Now that you have set up metric and log collection for Istio, install the Sumo Logic App for Istio and access the pre-configured dashboards that provide visibility into your Istio environment.
To install the app, do the following:
Locate and install the app you need from the App Catalog. If you want to see a preview of the dashboards included with the app before installing, click Preview Dashboards.
- From the App Catalog, search for and select the app.
- To install the app, click Add to Library and complete the following fields.
- App Name. You can retain the existing name, or enter a name of your choice for the app.
- Advanced. Select the Location in Library (the default is the Personal folder in the library), or click New Folder to add a new folder.
- Click Add to Library.
Once an app is installed, it will appear in your Personal folder, or other folder that you specified. From here, you can share it with your organization.

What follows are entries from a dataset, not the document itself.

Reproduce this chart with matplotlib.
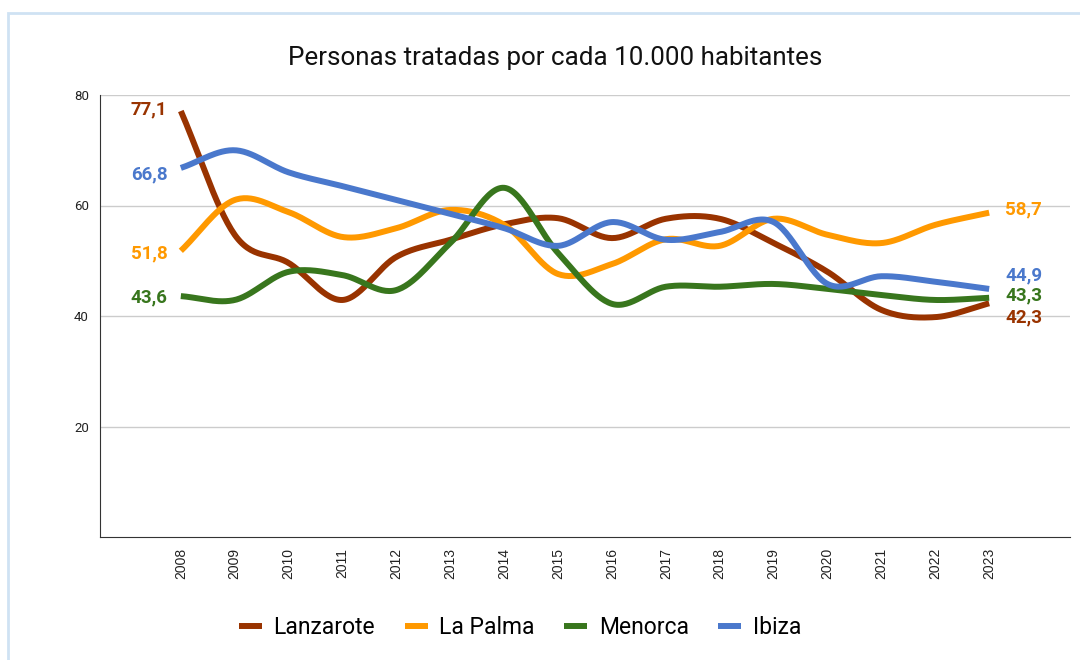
import numpy as np
import matplotlib
matplotlib.use("Agg")
import matplotlib.pyplot as plt
from matplotlib.patches import Rectangle

years = ["2008", "2009", "2010", "2011", "2012", "2013", "2014", "2015",
         "2016", "2017", "2018", "2019", "2020", "2021", "2022", "2023"]
lanzarote = [77.1, 54.7, 49.6, 42.9, 50.7, 53.8, 56.6, 57.7, 54.1, 57.6, 57.6, 53.2, 48.0, 41.1, 39.8, 42.3]
la_palma = [51.8, 61.0, 58.8, 54.3, 55.9, 59.2, 56.5, 47.6, 49.4, 53.9, 52.7, 57.6, 54.7, 53.2, 56.5, 58.7]
menorca = [43.6, 42.9, 48.0, 47.4, 44.7, 53.2, 63.2, 51.4, 42.2, 45.3, 45.3, 45.8, 44.9, 43.8, 42.9, 43.3]
ibiza = [66.8, 70.0, 66.0, 63.5, 61.0, 58.5, 55.9, 52.7, 57.0, 53.8, 55.2, 57.0, 45.8, 47.2, 46.2, 44.9]

series = [("Lanzarote", lanzarote, "#993300"),
          ("La Palma", la_palma, "#ff9900"),
          ("Menorca", menorca, "#38761d"),
          ("Ibiza", ibiza, "#4a78cc")]


def smooth(x, y, n=30):
    x = np.asarray(x, float)
    y = np.asarray(y, float)
    px = np.concatenate([[2 * x[0] - x[1]], x, [2 * x[-1] - x[-2]]])
    py = np.concatenate([[2 * y[0] - y[1]], y, [2 * y[-1] - y[-2]]])
    xs, ys = [], []
    for i in range(1, len(px) - 2):
        t = np.linspace(0, 1, n, endpoint=(i == len(px) - 3))
        for P, out in ((px, xs), (py, ys)):
            p0, p1, p2, p3 = P[i - 1], P[i], P[i + 1], P[i + 2]
            out.append(0.5 * ((2 * p1) + (-p0 + p2) * t +
                              (2 * p0 - 5 * p1 + 4 * p2 - p3) * t ** 2 +
                              (-p0 + 3 * p1 - 3 * p2 + p3) * t ** 3))
    return np.concatenate(xs), np.concatenate(ys)


fig = plt.figure(figsize=(10.8, 6.6), dpi=100)
fig.patches.append(Rectangle((8 / 1080, -0.1), 1.2, (660 - 13) / 660 + 0.1,
                             transform=fig.transFigure, fill=False,
                             edgecolor="#cfe2f3", linewidth=2))

ax = fig.add_axes([100 / 1080, (660 - 537) / 660, (1070 - 100) / 1080, (537 - 95) / 660])
x = np.arange(len(years))
for name, vals, color in series:
    sx, sy = smooth(x, vals)
    ax.plot(sx, sy, color=color, linewidth=4.3, label=name, solid_capstyle="butt")

ax.set_xlim(-1.5, 16.5)
ax.set_ylim(0, 80)
ax.set_yticks([20, 40, 60, 80])
ax.set_yticklabels(["20", "40", "60", "80"], fontsize=9.5, family="Roboto", color="#222222")
ax.set_xticks(x)
ax.set_xticklabels(years, rotation=90, fontsize=10, family="Liberation Sans", color="#222222")
ax.tick_params(length=0, pad=8)
ax.tick_params(axis="y", pad=8)
ax.grid(axis="y", color="#cccccc", linewidth=1)
ax.set_axisbelow(True)
for s in ["top", "right"]:
    ax.spines[s].set_visible(False)
ax.spines["left"].set_color("#333333")
ax.spines["bottom"].set_color("#333333")

# label positions (pixel rows from the reference converted to data units)
start_labels = [("77,1", 77.3, "#993300"), ("66,8", 65.7, "#4a78cc"),
                ("51,8", 51.4, "#ff9900"), ("43,6", 43.4, "#38761d")]
for txt, v, c in start_labels:
    ax.text(-0.25, v, txt, color=c, fontsize=13.5, fontweight="bold", family="Roboto",
            ha="right", va="center")
end_labels = [("58,7", 59.2, "#ff9900"), ("44,9", 47.4, "#4a78cc"),
              ("43,3", 43.8, "#38761d"), ("42,3", 39.8, "#993300")]
for txt, v, c in end_labels:
    ax.text(15.3, v, txt, color=c, fontsize=13.5, fontweight="bold", family="Roboto",
            ha="left", va="center")

fig.text(555 / 1080, 1 - 58 / 660, "Personas tratadas por cada 10.000 habitantes",
         ha="center", va="center", fontsize=18.7, family="Roboto", color="#111111")

handles, labels = ax.get_legend_handles_labels()
fig.legend(handles, labels, loc="center", bbox_to_anchor=(520 / 1080, 1 - 628 / 660),
           ncol=4, frameon=False, handlelength=1.0, handletextpad=0.5,
           columnspacing=1.3, prop={"family": "Roboto", "size": 16.5})

fig.savefig("out.png", dpi=100)
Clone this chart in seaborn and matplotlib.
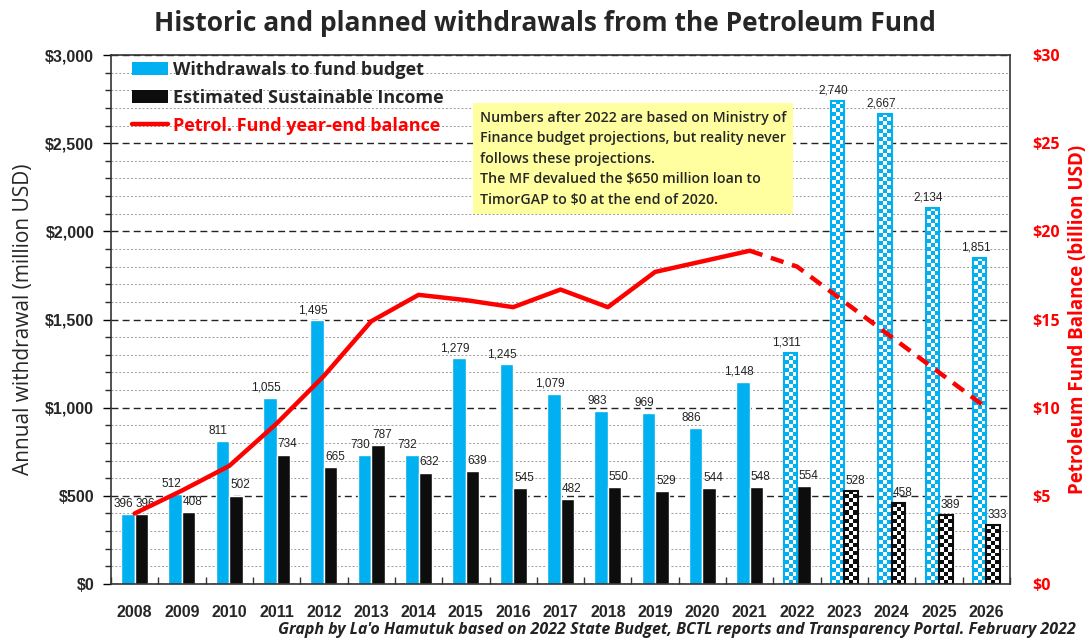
import matplotlib
matplotlib.use("Agg")
import matplotlib.pyplot as plt
import numpy as np
import pandas as pd
import seaborn as sns
from matplotlib.colors import ListedColormap
from matplotlib.lines import Line2D
from matplotlib.patches import Patch
from matplotlib.ticker import MultipleLocator, FuncFormatter

# Données
years = [str(y) for y in range(2008, 2027)]
withdrawals = [396, 512, 811, 1055, 1495, 730, 732, 1279, 1245, 1079,
               983, 969, 886, 1148, 1311, 2740, 2667, 2134, 1851]
sustainable = [396, 408, 502, 734, 665, 787, 632, 639, 545, 482,
               550, 529, 544, 548, 554, 528, 458, 389, 333]
balance = [4.0, 5.3, 6.7, 9.1, 11.8, 14.9, 16.4, 16.1, 15.7, 16.7,
           15.7, 17.7, 18.3, 18.9, 18.0, 16.0, 14.0, 12.0, 10.0]
LAST_ACTUAL = "2021"          # ligne pleine jusqu'ici, pointillés ensuite
PLANNED_BLUE = ["2022", "2023", "2024", "2025", "2026"]
PLANNED_BLACK = ["2023", "2024", "2025", "2026"]

S_WD = "Withdrawals to fund budget"
S_ESI = "Estimated Sustainable Income"
S_BAL = "Petrol. Fund year-end balance"

BLUE = "#00B0F0"
BLACK = "#0D0D0D"
RED = "#FF0000"

df = pd.DataFrame({
    "Year": years * 2,
    "Series": [S_WD] * len(years) + [S_ESI] * len(years),
    "Value": withdrawals + sustainable,
})

sns.set_theme(style="white")
plt.rcParams["font.family"] = ["Liberation Sans", "DejaVu Sans"]
NARROW = ["Liberation Sans Narrow", "Liberation Sans", "DejaVu Sans"]
CAL = ["Open Sans", "DejaVu Sans"]

fig = plt.figure(figsize=(10.89, 6.42), dpi=100)
ax = fig.add_axes([0.1019, 0.0903, 0.8256, 0.8240])

sns.barplot(data=df, x="Year", y="Value", hue="Series", hue_order=[S_WD, S_ESI],
            palette=[BLUE, BLACK], width=0.57, saturation=1, legend=False, ax=ax)

ax.set_xlim(-0.5, len(years) - 0.5)
ax.set_ylim(0, 3000)

# Étiquettes de valeurs (bleu décalé à gauche, noir à droite)
for cont, dx in zip(ax.containers, (-3, 3)):
    anns = ax.bar_label(cont, labels=[f"{v:,.0f}" for v in cont.datavalues],
                        padding=3, fontsize=8.5, family=NARROW, color="#222222")
    for a in anns:
        a.xyann = (dx, 3)

# Barres planifiées : damier
def checker(bar, color, cell=4.0):
    x0, y0 = bar.get_x(), bar.get_y()
    w, h = bar.get_width(), bar.get_height()
    p0 = ax.transData.transform((x0, y0))
    p1 = ax.transData.transform((x0 + w, y0 + h))
    nx = max(1, int(round((p1[0] - p0[0]) / cell)))
    ny = max(1, int(round((p1[1] - p0[1]) / cell)))
    grid = (np.add.outer(np.arange(ny), np.arange(nx)) % 2).astype(float)
    ax.imshow(grid, extent=(x0, x0 + w, y0, y0 + h), origin="lower", aspect="auto",
              interpolation="nearest", cmap=ListedColormap(["white", color]),
              vmin=0, vmax=1, zorder=bar.get_zorder())
    bar.set_facecolor("none")
    bar.set_edgecolor(color)
    bar.set_linewidth(1.5)
    bar.set_zorder(bar.get_zorder() + 0.1)

for bar, yr in zip(ax.containers[0], years):
    if yr in PLANNED_BLUE:
        checker(bar, BLUE)
for bar, yr in zip(ax.containers[1], years):
    if yr in PLANNED_BLACK:
        checker(bar, BLACK)

ax.set_xlim(-0.5, len(years) - 0.5)
ax.set_ylim(0, 3000)

# Grilles
ax.set_axisbelow(True)
ax.yaxis.set_major_locator(MultipleLocator(500))
ax.yaxis.set_minor_locator(MultipleLocator(100))
ax.grid(axis="y", which="minor", linestyle=(0, (2, 2)), color="#9A9A9A", linewidth=0.7)
ax.grid(axis="y", which="major", linestyle=(0, (5, 3)), color="#222222", linewidth=1.0)
ax.yaxis.set_major_formatter(FuncFormatter(lambda v, p: f"${v:,.0f}"))
ax.tick_params(axis="y", which="major", left=True, length=6, width=1, color="black",
               labelsize=11.5, pad=6)
ax.tick_params(axis="y", which="minor", left=False)
for lab in ax.get_yticklabels():
    lab.set_fontweight("bold")

ax.set_xticks(np.arange(len(years) + 1) - 0.5, minor=True)
ax.tick_params(axis="x", which="major", bottom=False, labelsize=11.5, pad=9)
ax.tick_params(axis="x", which="minor", bottom=True, direction="in", length=5,
               width=1, color="#333333")
for lab in ax.get_xticklabels():
    lab.set_fontweight("bold")

ax.set_xlabel("")
ax.set_ylabel("Annual withdrawal (million USD)", fontsize=15, family=CAL, labelpad=8)
for sp in ax.spines.values():
    sp.set_color("#333333")
    sp.set_linewidth(1.2)

# Solde du Fonds (axe droit)
ax2 = ax.twinx()
idx = np.arange(len(years))
cut = years.index(LAST_ACTUAL)
sns.lineplot(x=idx[:cut + 1], y=balance[:cut + 1], color=RED, linewidth=3.2, ax=ax2)
sns.lineplot(x=idx[cut:], y=balance[cut:], color=RED, linewidth=3.2, ax=ax2,
             linestyle=(0, (3, 2)))
ax2.set_ylim(0, 30)
ax2.set_xlim(-0.5, len(years) - 0.5)
ax2.yaxis.set_major_locator(MultipleLocator(5))
ax2.yaxis.set_major_formatter(FuncFormatter(lambda v, p: f"${v:,.0f}"))
ax2.tick_params(axis="y", right=False, labelsize=11.5, labelcolor=RED, pad=10)
for lab in ax2.get_yticklabels():
    lab.set_fontweight("bold")
    lab.set_family(CAL)
ax2.set_ylabel("Petroleum Fund Balance (billion USD)", color=RED, fontsize=13.5,
               fontweight="bold", family=CAL)
ax2.yaxis.set_label_coords(1.076, 0.5)
ax2.yaxis.label.set_verticalalignment("center")
ax2.grid(False)
for sp in ax2.spines.values():
    sp.set_visible(False)

# Légende
handles = [Patch(facecolor=BLUE, edgecolor="none"),
           Patch(facecolor=BLACK, edgecolor="none"),
           Line2D([0], [0], color=RED, linewidth=3.2)]
leg = ax2.legend(handles, [S_WD, S_ESI, S_BAL], loc="upper left",
                 bbox_to_anchor=(0.005, 1.02), frameon=False, handlelength=2.0,
                 handletextpad=0.3, labelspacing=0.55,
                 prop={"family": CAL, "size": 13, "weight": "bold"})
leg.get_texts()[2].set_color(RED)

# Note
note = ("Numbers after 2022 are based on Ministry of\n"
        "Finance budget projections, but reality never\n"
        "follows these projections.\n"
        "The MF devalued the $650 million loan to\n"
        "TimorGAP to $0 at the end of 2020.")
ax2.text(0.41, 0.895, note, transform=ax2.transAxes, va="top", ha="left",
         fontsize=10.2, family=CAL, fontweight="semibold", linespacing=1.6,
         zorder=10,
         bbox=dict(boxstyle="square,pad=0.5", facecolor="#FFFF9F", edgecolor="none"))

fig.suptitle("Historic and planned withdrawals from the Petroleum Fund",
             x=0.5, y=0.985, fontsize=19, fontweight="bold", family=CAL)
fig.text(0.988, 0.006, "Graph by La'o Hamutuk based on 2022 State Budget, BCTL reports "
         "and Transparency Portal. February 2022", ha="right", va="bottom",
         fontsize=11.5, style="italic", fontweight="bold", family=CAL, color="#222222")

fig.savefig("out.png", dpi=100)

Panels will start to fill automatically. It's important to note that each panel slowly fills with data matching the time range query and received since the panel was created. Results won't immediately be available, but with a bit of time, you'll see full graphs and maps.
Viewing Istio Dashboards
Template variables provide dynamic dashboards that can rescope data on the fly. As you apply variables to troubleshoot through your dashboard, you view dynamic changes to the data for a quicker resolution to the root cause. You can use template variables to drill down and examine the data on a granular level. For more information, see Filter with template variables.
Overview
The Istio Overview dashboard provides a high-level view of the number of applications in your environment, the average requests and responses, and the average duration of requests.
Use this dashboard to:
- Monitor application activity by requests, bytes transferred, and latency.
Mesh Throughput
The Istio Mesh dashboard provides insights into the network of microservices in your environment, service success response rate, 4XX/5XX responses, latency, requests count, and request/response statistics.
Use this dashboard to:
- Monitor mesh performance and latency
- Monitor Errors and request/response size.
Workload
The Istio Workload dashboard allows you to monitor the overall workloads in Istio and provides detailed breakdowns on inbound and outbound services.
Use this dashboard to:
- Monitor requests and responses for individual workloads.
- Analyze inbound and outbound services for workloads.
Galley
The Istio - Galley Dashboard allows you to monitor the Istio Galley.
Use this dashboard to:
- Monitor resource validation passed/failed events and config updates errors.
Resource Usage
The Istio - Resource Usage dashboard allows you to monitor the overall performance of Istio from a single dashboard.
Use this dashboard to:
- Monitor number of OS threads, GC duration, File descriptors CPU, and Memory.
- Analyze the number of outgoing failed requests.
Pilot Traffic Dashboard
The Istio - Pilot Traffic dashboard assists in monitoring the Istio Pilot component
Use this dashboard to:
- Monitor Pilot queue time, endpoints connected to Pilot, endpoints not in ready state, and virtual service known to Pilot.